I know this warning is because the transformer library is updated to 3.x.
I know the warning saying to set TOKENIZERS_PARALLELISM = true / false
My question is where should i set TOKENIZERS_PARALLELISM = true / false
is this when defining tokenizers like
tok = Tokenizer.from_pretrained('xyz', TOKENIZERS_PARALLELISM=True) // this doesn't work
or is this when encoding text like
tok.encode_plus(text_string, some=some, some=some, TOKENIZERS_PARALLELISM = True) // this also didn't work
Suggestions anyone?
I suspect this may be caused by loading data. In my case, it happens when my dataloader starts working.
This is happening whenever you use multiprocessing (Often used by data loaders). The way to disable this warning is to set the TOKENIZERS_PARALLELISM environment variable to the value that makes more sense for you.

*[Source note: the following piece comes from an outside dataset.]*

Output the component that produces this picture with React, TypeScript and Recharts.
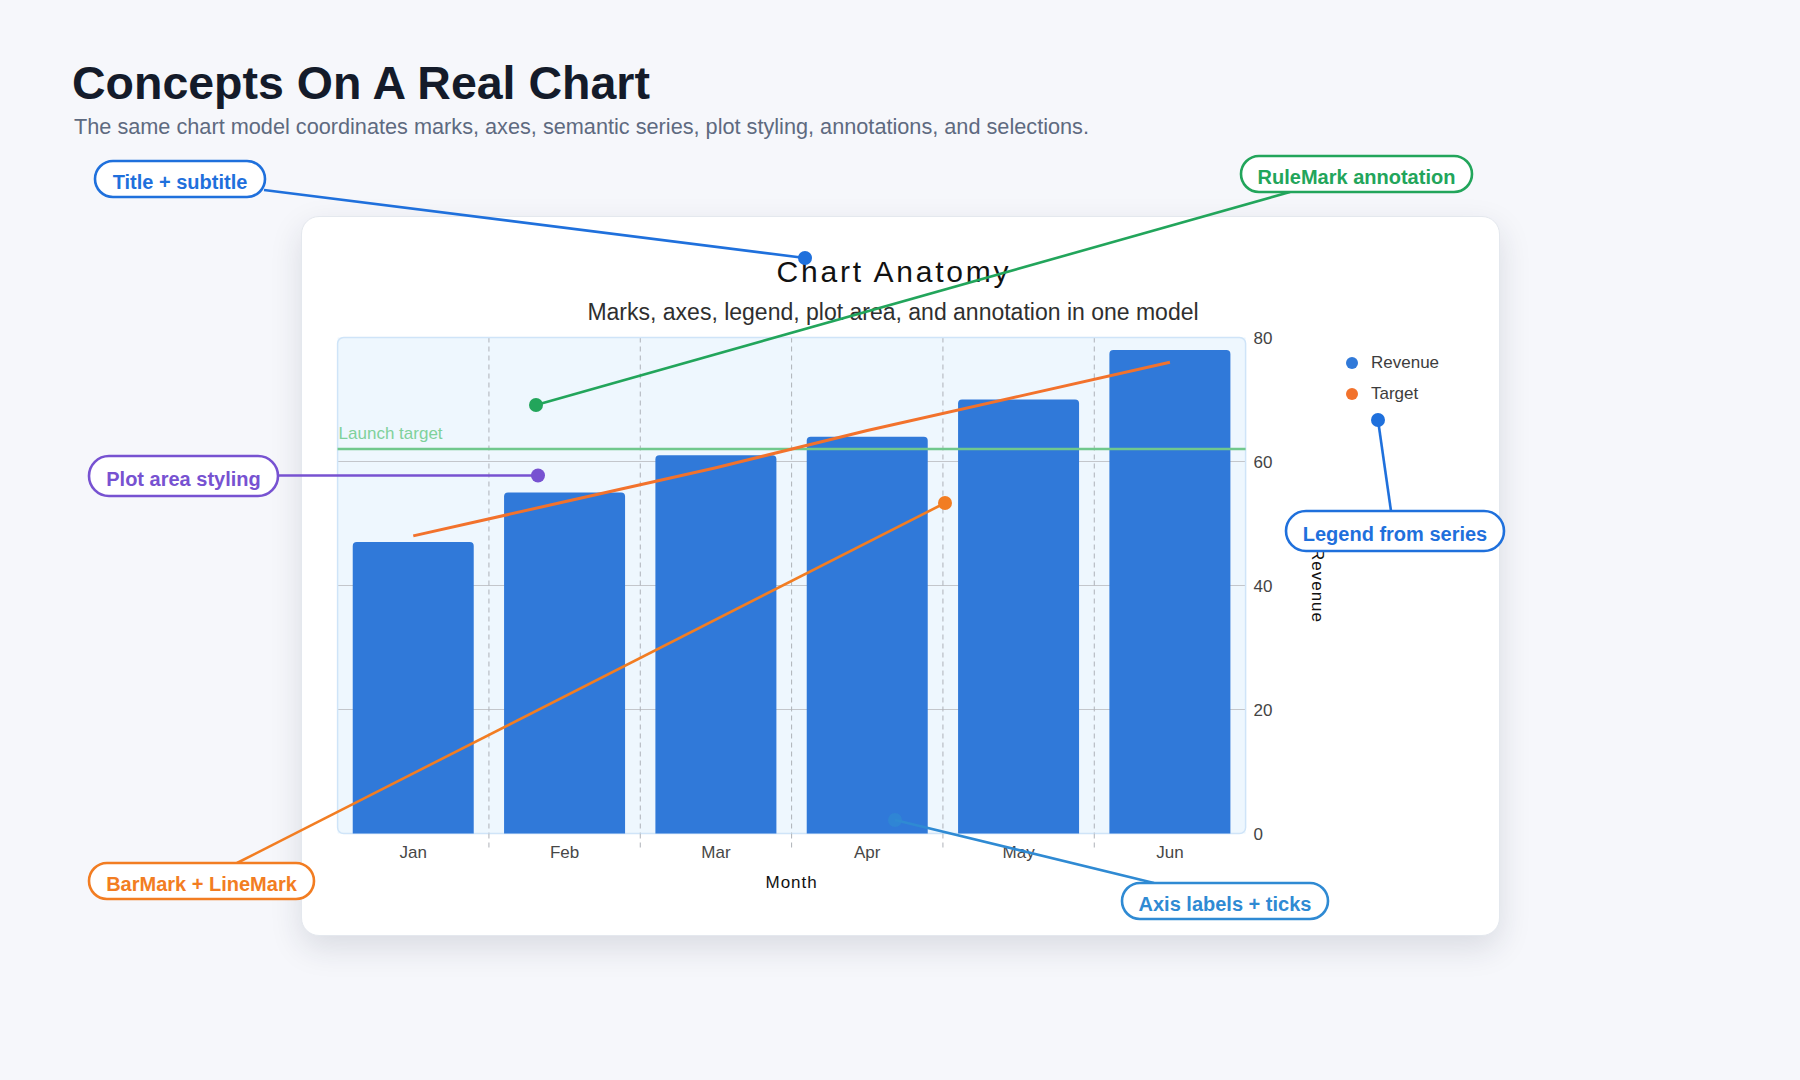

By default, we disable the parallelism to avoid any hidden deadlock that would be hard to debug, but you might be totally fine while keeping it enabled in your specific use-case.
You can try to set it to true, and if your process seems to be stuck, doing nothing, then you should use false.
We'll improve this message to help avoid any confusion (Cf https://github.com/huggingface/tokenizers/issues/328)
I may be a rookie, but it seems like it would be useful to indicate that this is an environment variable in the warning message.
You are totally right! In the latest version 3.0.2, the warning message should be a lot better, and it will trigger only when necessary.
Most helpful comment
You are totally right! In the latest version
3.0.2, the warning message should be a lot better, and it will trigger only when necessary.